Why should something that is possible but low probability have so much impact?

comment by ike · 2020-09-15T13:19:14.243Z · score: 1 (1 votes) · LW(p) · GW(p)

The argument is laid out in OP.

comment by TAG · 2020-09-17T18:14:01.549Z · score: 1 (1 votes) · LW(p) · GW(p)

I don't see any mention of probability.

comment by ike · 2020-09-17T18:52:41.512Z · score: 1 (1 votes) · LW(p) · GW(p)

The argument does not depend on probability.

If you disagree with the conclusion, please explain which premise is wrong, or explain how the conclusion can be false despite all premises holding.

comment by TAG · 2020-09-17T19:32:34.685Z · score: 1 (1 votes) · LW(p) · GW(p)

Since the argument does not mention probability, it doesn't refute the counterargument that unlikely scenarios involving simulations or multiple universes don't significantly undermine the ability to make claims about ontology.

comment by ike · 2020-09-17T22:04:29.653Z · score: 1 (1 votes) · LW(p) · GW(p)

That's not a counterargument, as it's fully consistent with the conclusion.

comment by TAG · 2020-09-18T10:04:18.088Z · score: 1 (1 votes) · LW(p) · GW(p)

don’t significantly undermine the ability to make claims about ontology.

comment by ike · 2020-09-18T15:00:44.003Z · score: 1 (1 votes) · LW(p) · GW(p)

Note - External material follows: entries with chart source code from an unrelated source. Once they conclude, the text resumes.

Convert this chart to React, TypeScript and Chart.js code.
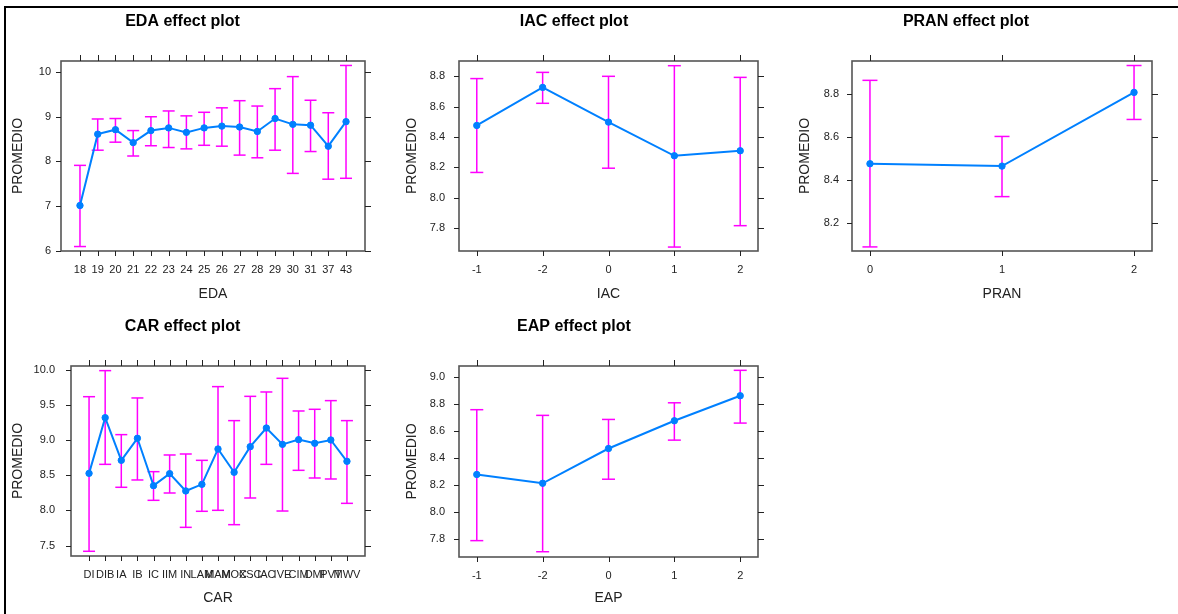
import React, { useEffect, useRef } from 'react';
import { Chart, registerables } from 'chart.js';

Chart.register(...registerables);

// ---------- data ----------
const edaLabels = ['18', '19', '20', '21', '22', '23', '24', '25', '26', '27', '28', '29', '30', '31', '37', '43'];
const edaMean = [7.01, 8.61, 8.71, 8.42, 8.69, 8.75, 8.65, 8.75, 8.79, 8.77, 8.67, 8.96, 8.83, 8.81, 8.34, 8.89];
const edaUpper = [7.91, 8.95, 8.96, 8.69, 9.0, 9.13, 9.02, 9.1, 9.2, 9.36, 9.24, 9.63, 9.9, 9.37, 9.09, 10.15];
const edaLower = [6.09, 8.25, 8.43, 8.12, 8.35, 8.31, 8.28, 8.36, 8.34, 8.14, 8.08, 8.25, 7.73, 8.22, 7.6, 7.62];
const edaYTicks = [6, 7, 8, 9, 10];

const iacLabels = ['-1', '-2', '0', '1', '2'];
const iacMean = [8.476, 8.727, 8.498, 8.276, 8.309];
const iacUpper = [8.785, 8.826, 8.8, 8.87, 8.793];
const iacLower = [8.166, 8.622, 8.194, 7.674, 7.815];
const iacYTicks = [7.8, 8.0, 8.2, 8.4, 8.6, 8.8];

const pranLabels = ['0', '1', '2'];
const pranMean = [8.474, 8.463, 8.806];
const pranUpper = [8.862, 8.601, 8.931];
const pranLower = [8.087, 8.321, 8.68];
const pranYTicks = [8.2, 8.4, 8.6, 8.8];

const carLabels = ['DI', 'DIB', 'IA', 'IB', 'IC', 'IIM', 'IN', 'LAM', 'MAM', 'MOC', 'XSC', 'IAC', 'IVE', 'CIM', 'DMI', 'PVT', 'MWV'];
const carMean = [8.527, 9.318, 8.712, 9.025, 8.352, 8.523, 8.277, 8.371, 8.873, 8.542, 8.906, 9.171, 8.939, 9.006, 8.954, 9.001, 8.698];
const carUpper = [9.616, 9.986, 9.077, 9.598, 8.551, 8.788, 8.802, 8.712, 9.759, 9.276, 9.621, 9.683, 9.877, 9.413, 9.437, 9.56, 9.276];
const carLower = [7.42, 8.655, 8.329, 8.433, 8.144, 8.248, 7.76, 7.988, 8.002, 7.798, 8.177, 8.655, 7.992, 8.57, 8.461, 8.447, 8.101];
const carYTicks = [7.5, 8.0, 8.5, 9.0, 9.5, 10.0];

const eapLabels = ['-1', '-2', '0', '1', '2'];
const eapMean = [8.277, 8.212, 8.469, 8.674, 8.859];
const eapUpper = [8.756, 8.714, 8.684, 8.807, 9.047];
const eapLower = [7.788, 7.706, 8.242, 8.531, 8.657];
const eapYTicks = [7.8, 8.0, 8.2, 8.4, 8.6, 8.8, 9.0];

// ---------- layout / style ----------
const FONT = "'Liberation Sans', Arial, Helvetica, sans-serif";
const LINE_COLOR = '#0080ff';
const BAR_COLOR = '#ff00ff';
const TEXT_COLOR = '#222';
const TICK_LEN = 5;

type PanelCfg = {
  name: string;
  labels: string[];
  mean: number[];
  upper: number[];
  lower: number[];
  yTicks: number[];
  dec: number;
  yMin: number;
  yMax: number;
  xPad: number;
  left: number;
  top: number;
  w: number;
  h: number;
  yW: number;
  rightPad: number;
  xH: number;
  yTitlePad: number;
  xTitlePad: number;
  yTickPad: number;
  capR: number;
};

const panels: PanelCfg[] = [
  { name: 'EDA', labels: edaLabels, mean: edaMean, upper: edaUpper, lower: edaLower, yTicks: edaYTicks, dec: 0,
    yMin: 5.99, yMax: 10.25, xPad: 1.07, left: 0, top: 0, w: 404, h: 305, yW: 61, rightPad: 39, xH: 54,
    yTitlePad: 9.6, xTitlePad: 2.6, yTickPad: 5, capR: 6 },
  { name: 'IAC', labels: iacLabels, mean: iacMean, upper: iacUpper, lower: iacLower, yTicks: iacYTicks, dec: 1,
    yMin: 7.648, yMax: 8.901, xPad: 0.27, left: 390, top: 0, w: 410, h: 305, yW: 69, rightPad: 42, xH: 54,
    yTitlePad: 13.6, xTitlePad: 2.6, yTickPad: 9, capR: 6.5 },
  { name: 'PRAN', labels: pranLabels, mean: pranMean, upper: pranUpper, lower: pranLower, yTicks: pranYTicks, dec: 1,
    yMin: 8.068, yMax: 8.952, xPad: 0.136, left: 780, top: 0, w: 416, h: 305, yW: 72, rightPad: 44, xH: 54,
    yTitlePad: 16.6, xTitlePad: 2.6, yTickPad: 8, capR: 7.5 },
  { name: 'CAR', labels: carLabels, mean: carMean, upper: carUpper, lower: carLower, yTicks: carYTicks, dec: 1,
    yMin: 7.353, yMax: 10.052, xPad: 1.12, left: 0, top: 305, w: 404, h: 309, yW: 71, rightPad: 39, xH: 58,
    yTitlePad: 9.6, xTitlePad: 7.9, yTickPad: 11, capR: 6 },
  { name: 'EAP', labels: eapLabels, mean: eapMean, upper: eapUpper, lower: eapLower, yTicks: eapYTicks, dec: 1,
    yMin: 7.667, yMax: 9.079, xPad: 0.27, left: 390, top: 305, w: 410, h: 309, yW: 69, rightPad: 42, xH: 57,
    yTitlePad: 13.6, xTitlePad: 7.6, yTickPad: 9, capR: 6.5 },
];

// draws the lattice-style box and tick marks on all four sides, using the chart's own scales
const framePlugin = {
  id: 'latticeFrame',
  afterDraw(chart: any) {
    const { ctx, chartArea: a, scales } = chart;
    ctx.save();
    ctx.strokeStyle = '#555';
    ctx.lineWidth = 1.6;
    ctx.strokeRect(a.left, a.top, a.right - a.left, a.bottom - a.top);
    ctx.strokeStyle = '#222';
    ctx.lineWidth = 1;
    ctx.beginPath();
    scales.x.ticks.forEach((t: any) => {
      const px = Math.round(scales.x.getPixelForValue(t.value)) + 0.5;
      ctx.moveTo(px, a.top);
      ctx.lineTo(px, a.top - TICK_LEN - 1);
      ctx.moveTo(px, a.bottom);
      ctx.lineTo(px, a.bottom + TICK_LEN);
    });
    scales.y.ticks.forEach((t: any) => {
      const py = Math.round(scales.y.getPixelForValue(t.value)) + 0.5;
      ctx.moveTo(a.right, py);
      ctx.lineTo(a.right + TICK_LEN + 1, py);
      ctx.moveTo(a.left, py);
      ctx.lineTo(a.left - TICK_LEN, py);
    });
    ctx.stroke();
    ctx.restore();
  },
};

function Panel({ cfg }: { cfg: PanelCfg }) {
  const ref = useRef<HTMLCanvasElement>(null);
  useEffect(() => {
    if (!ref.current) return;
    const n = cfg.labels.length;
    const lineData = cfg.mean.map((v, i) => ({ x: i, y: v }));
    const barData: any[] = [];
    cfg.labels.forEach((_, i) => {
      barData.push({ x: i, y: cfg.lower[i] });
      barData.push({ x: i, y: cfg.upper[i] });
      barData.push({ x: i, y: null });
    });
    const chart = new Chart(ref.current, {
      type: 'line',
      data: {
        datasets: [
          {
            data: lineData,
            borderColor: LINE_COLOR,
            backgroundColor: LINE_COLOR,
            borderWidth: 2,
            pointRadius: 3.2,
            pointBackgroundColor: LINE_COLOR,
            pointBorderColor: LINE_COLOR,
            pointBorderWidth: 1,
            tension: 0,
          },
          {
            data: barData,
            borderColor: BAR_COLOR,
            backgroundColor: BAR_COLOR,
            borderWidth: 1.5,
            pointStyle: 'line',
            pointRadius: cfg.capR,
            pointBorderColor: BAR_COLOR,
            pointBorderWidth: 1.5,
            spanGaps: false,
            tension: 0,
          },
        ],
      } as any,
      options: {
        responsive: false,
        animation: false,
        events: [],
        layout: { padding: { left: 0, right: cfg.rightPad, top: 0, bottom: 0 } },
        plugins: {
          legend: { display: false },
          tooltip: { enabled: false },
          title: {
            display: true,
            text: `${cfg.name} effect plot`,
            color: '#000',
            font: { family: FONT, size: 16, weight: 'bold', lineHeight: 1.2 },
            padding: { top: 12.4, bottom: 29.4 },
          },
        },
        scales: {
          x: {
            type: 'linear',
            position: 'bottom',
            min: -cfg.xPad,
            max: n - 1 + cfg.xPad,
            afterBuildTicks: (s: any) => {
              s.ticks = cfg.labels.map((_, i) => ({ value: i }));
            },
            afterFit: (s: any) => {
              s.height = cfg.xH;
            },
            ticks: {
              autoSkip: false,
              maxRotation: 0,
              minRotation: 0,
              padding: 7,
              color: TEXT_COLOR,
              font: { family: FONT, size: 11 },
              callback: (v: any) => cfg.labels[v] ?? '',
            },
            grid: { display: false, drawOnChartArea: false, drawTicks: true, tickLength: TICK_LEN },
            border: { display: false },
            title: {
              display: true,
              text: cfg.name,
              color: TEXT_COLOR,
              font: { family: FONT, size: 14, lineHeight: 1.2 },
              padding: { top: 0, bottom: cfg.xTitlePad },
            },
          },
          y: {
            type: 'linear',
            position: 'left',
            min: cfg.yMin,
            max: cfg.yMax,
            afterBuildTicks: (s: any) => {
              s.ticks = cfg.yTicks.map((v) => ({ value: v }));
            },
            afterFit: (s: any) => {
              s.width = cfg.yW;
            },
            ticks: {
              padding: cfg.yTickPad,
              color: TEXT_COLOR,
              font: { family: FONT, size: 11 },
              callback: (v: any) => Number(v).toFixed(cfg.dec),
            },
            grid: { display: false, drawOnChartArea: false, drawTicks: true, tickLength: TICK_LEN },
            border: { display: false },
            title: {
              display: true,
              text: 'PROMEDIO',
              color: TEXT_COLOR,
              font: { family: FONT, size: 14, lineHeight: 1.2 },
              padding: { top: cfg.yTitlePad, bottom: 0 },
            },
          },
        },
      } as any,
      plugins: [framePlugin],
    });
    return () => chart.destroy();
  }, [cfg]);
  return (
    <canvas
      ref={ref}
      width={cfg.w}
      height={cfg.h}
      style={{ position: 'absolute', left: cfg.left, top: cfg.top, width: cfg.w, height: cfg.h }}
    />
  );
}

export default function App() {
  return (
    <div style={{ position: 'absolute', left: 0, top: 0, width: 1178, height: 614, overflow: 'hidden', background: '#fff' }}>
      <div
        style={{
          position: 'absolute',
          left: 4,
          top: 6,
          width: 1174,
          height: 608,
          boxSizing: 'border-box',
          borderTop: '2px solid #000',
          borderLeft: '2px solid #000',
        }}
      />
      {panels.map((p) => (
        <Panel key={p.name} cfg={p} />
      ))}
    </div>
  );
}
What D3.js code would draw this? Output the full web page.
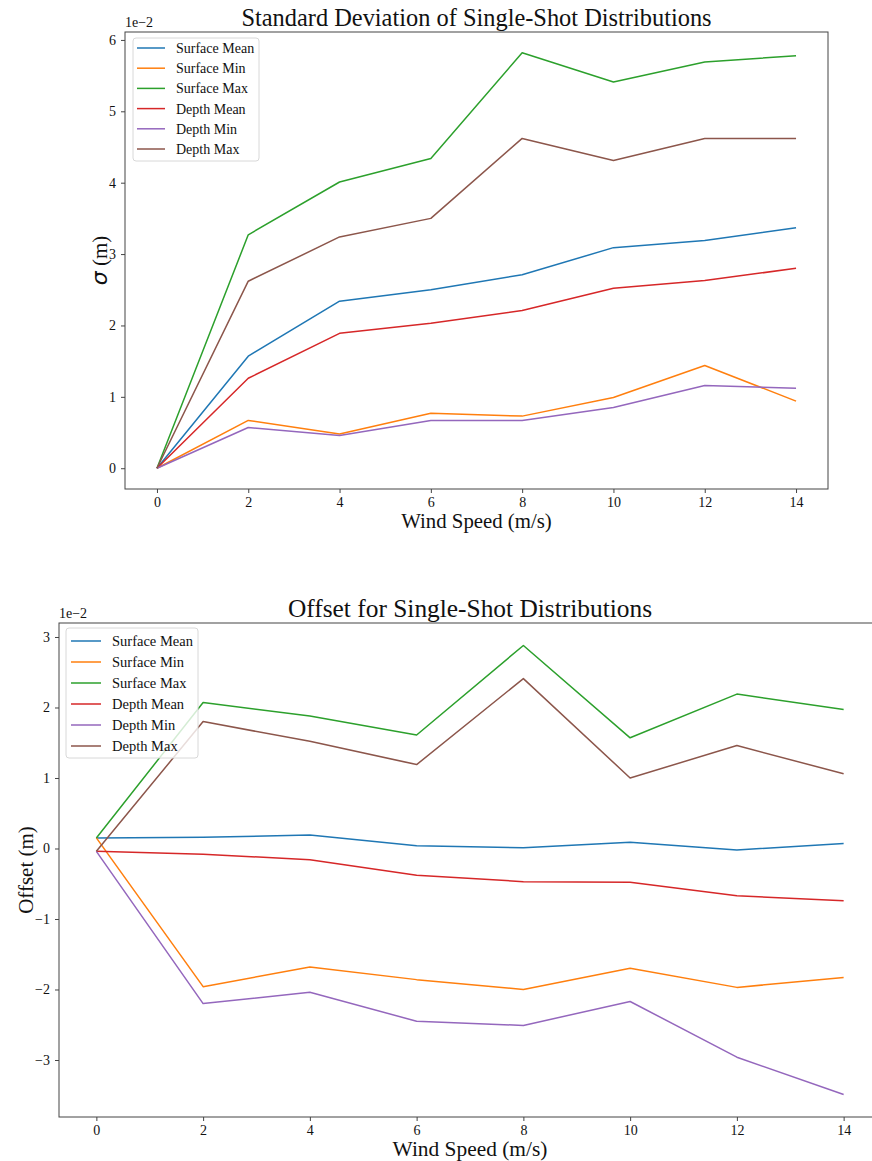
<!DOCTYPE html>
<html>
<head>
<meta charset="utf-8">
<script src="https://cdn.jsdelivr.net/npm/d3@7"></script>
<style>
  html, body { margin: 0; padding: 0; background: #fff; }
  svg { display: block; font-family: "Liberation Serif", "Times New Roman", serif; }
  .tick text { font-family: "Liberation Serif", serif; font-size: 14px; fill: #111; }
  .domain, .tick line { stroke: #444; }
</style>
</head>
<body>
<svg id="fig" width="872" height="1161"></svg>
<script>
// Wind speeds (m/s)
const windSpeeds = [0, 2, 4, 6, 8, 10, 12, 14];

const seriesNames = ["Surface Mean", "Surface Min", "Surface Max", "Depth Mean", "Depth Min", "Depth Max"];
const seriesColors = ["#1f77b4", "#ff7f0e", "#2ca02c", "#d62728", "#9467bd", "#8c564b"];

// Standard deviation of single-shot distributions (m)
const stdSurfaceMean = [0, 0.0157, 0.0234, 0.0250, 0.0271, 0.0309, 0.0319, 0.0337];
const stdSurfaceMin  = [0, 0.0067, 0.0048, 0.0077, 0.0073, 0.0099, 0.0144, 0.0094];
const stdSurfaceMax  = [0, 0.0327, 0.0401, 0.0434, 0.0582, 0.0541, 0.0569, 0.0578];
const stdDepthMean   = [0, 0.0126, 0.0189, 0.0203, 0.0221, 0.0252, 0.0263, 0.0280];
const stdDepthMin    = [0, 0.0057, 0.0046, 0.0067, 0.0067, 0.0085, 0.0116, 0.0112];
const stdDepthMax    = [0, 0.0262, 0.0324, 0.0350, 0.0462, 0.0431, 0.0462, 0.0462];

// Offset of single-shot distributions (m)
const offSurfaceMean = [0.0015, 0.0016, 0.0019, 0.0004, 0.0001, 0.0009, -0.0002, 0.0007];
const offSurfaceMin  = [0.0015, -0.0196, -0.0168, -0.0186, -0.0200, -0.0170, -0.0197, -0.0183];
const offSurfaceMax  = [0.0015, 0.0207, 0.0188, 0.0161, 0.0288, 0.0157, 0.0219, 0.0197];
const offDepthMean   = [-0.0004, -0.0008, -0.0016, -0.0038, -0.0047, -0.0048, -0.0067, -0.0074];
const offDepthMin    = [-0.0004, -0.0220, -0.0204, -0.0245, -0.0251, -0.0217, -0.0296, -0.0349];
const offDepthMax    = [-0.0004, 0.0180, 0.0152, 0.0119, 0.0241, 0.0100, 0.0146, 0.0106];

const xTicks = [0, 2, 4, 6, 8, 10, 12, 14];
const stdTicks = [0, 1, 2, 3, 4, 5, 6];
const offTicks = [-3, -2, -1, 0, 1, 2, 3];

const svg = d3.select("#fig");

// Pad a data extent by 5% on each side
function padded(lo, hi) {
  const m = (hi - lo) * 0.05;
  return [lo - m, hi + m];
}

function drawPanel(cfg) {
  const { left, top, width, height, series, title, titleSize, xLabelSize, yLabel, yTicks, legend } = cfg;
  const g = svg.append("g");

  const x = d3.scaleLinear().domain(padded(0, 14)).range([left, left + width]);
  const all = series.flat();
  const y = d3.scaleLinear().domain(padded(d3.min(all), d3.max(all))).range([top + height, top]);

  // frame
  g.append("rect")
    .attr("x", left).attr("y", top).attr("width", width).attr("height", height)
    .attr("fill", "none").attr("stroke", "#444").attr("stroke-width", 1);

  // axes
  const xAxis = d3.axisBottom(x).tickValues(xTicks).tickSize(4).tickPadding(4).tickFormat(d3.format("d"));
  g.append("g").attr("transform", `translate(0,${top + height})`).call(xAxis)
    .call(s => s.select(".domain").remove());

  const yAxis = d3.axisLeft(y).tickValues(yTicks.map(v => v / 100)).tickSize(4).tickPadding(5)
    .tickFormat(v => { const n = Math.round(v * 100); return n < 0 ? "\u2212" + (-n) : String(n); });
  g.append("g").attr("transform", `translate(${left},0)`).call(yAxis)
    .call(s => s.select(".domain").remove());

  // lines
  const line = d3.line().x((d, i) => x(windSpeeds[i])).y(d => y(d));
  series.forEach((s, i) => {
    g.append("path").datum(s)
      .attr("d", line).attr("fill", "none")
      .attr("stroke", seriesColors[i]).attr("stroke-width", 1.5)
      .attr("stroke-linejoin", "round");
  });

  // offset text
  g.append("text").attr("x", left).attr("y", top - 5)
    .attr("font-size", 14).attr("fill", "#111").text("1e\u22122");

  // title
  g.append("text").attr("x", left + width / 2).attr("y", top - 6)
    .attr("text-anchor", "middle").attr("font-size", titleSize).attr("fill", "#111").text(title);

  // x label
  g.append("text").attr("x", left + width / 2).attr("y", top + height + 39)
    .attr("text-anchor", "middle").attr("font-size", xLabelSize).attr("fill", "#111").text("Wind Speed (m/s)");

  // y label
  g.append("text")
    .attr("transform", `translate(${yLabel.x},${top + height / 2}) rotate(-90)`)
    .attr("text-anchor", "middle").attr("font-size", 21).attr("fill", "#111")
    .html(yLabel.html);

  // legend
  const lg = g.append("g").attr("transform", `translate(${legend.x},${legend.y})`);
  lg.append("rect").attr("width", legend.w).attr("height", legend.h).attr("rx", 3)
    .attr("fill", "#fff").attr("fill-opacity", 0.8).attr("stroke", "#d8d8d8");
  seriesNames.forEach((name, i) => {
    const yy = legend.first + i * legend.step;
    lg.append("line").attr("x1", legend.lx).attr("x2", legend.lx + legend.lw)
      .attr("y1", yy).attr("y2", yy).attr("stroke", seriesColors[i]).attr("stroke-width", 1.5);
    lg.append("text").attr("x", legend.tx).attr("y", yy + 5)
      .attr("font-size", legend.fs).attr("fill", "#111").text(name);
  });
}

drawPanel({
  left: 125, top: 32, width: 703, height: 457,
  series: [stdSurfaceMean, stdSurfaceMin, stdSurfaceMax, stdDepthMean, stdDepthMin, stdDepthMax],
  title: "Standard Deviation of Single-Shot Distributions",
  titleSize: 24.4, xLabelSize: 20.8,
  yLabel: { x: 107, html: '<tspan font-family="DejaVu Sans" font-style="italic" font-size="22">\u03C3</tspan> (m)' },
  yTicks: stdTicks,
  legend: { x: 133, y: 38, w: 126, h: 123, first: 10, step: 20.2, lx: 4, lw: 28, tx: 43, fs: 14 }
});

drawPanel({
  left: 59, top: 623, width: 822, height: 494,
  series: [offSurfaceMean, offSurfaceMin, offSurfaceMax, offDepthMean, offDepthMin, offDepthMax],
  title: "Offset for Single-Shot Distributions",
  titleSize: 25.4, xLabelSize: 21.4,
  yLabel: { x: 33, html: "Offset (m)" },
  yTicks: offTicks,
  legend: { x: 66, y: 628, w: 132, h: 130, first: 13, step: 21, lx: 5, lw: 30, tx: 46, fs: 14.5 }
});
</script>
</body>
</html>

If you take that as a premise and you consider it contradictory to my conclusion and you accept my premises, then the premises you accept imply a contradiction. That's your problem, not mine.

comment by TAG · 2020-09-21T17:49:35.744Z · score: 1 (1 votes) · LW(p) · GW(p)

Read back,there's an even number of negatives.

comment by ike · 2020-09-21T19:55:47.943Z · score: 1 (1 votes) · LW(p) · GW(p)

Not following. Can you state your point plainly? Which part of my argument do you reject?

comment by Cookie Factory (cookie-factory) · 2020-09-12T17:16:18.719Z · score: -6 (3 votes) · LW(p) · GW(p)

Like flowers in the spring and leaves in the fall, the decline phase within the civilization cycle brings out all the flavor du jour takes on solipsism and nihilism from the nerd demographic. The more things change the more they stay the same.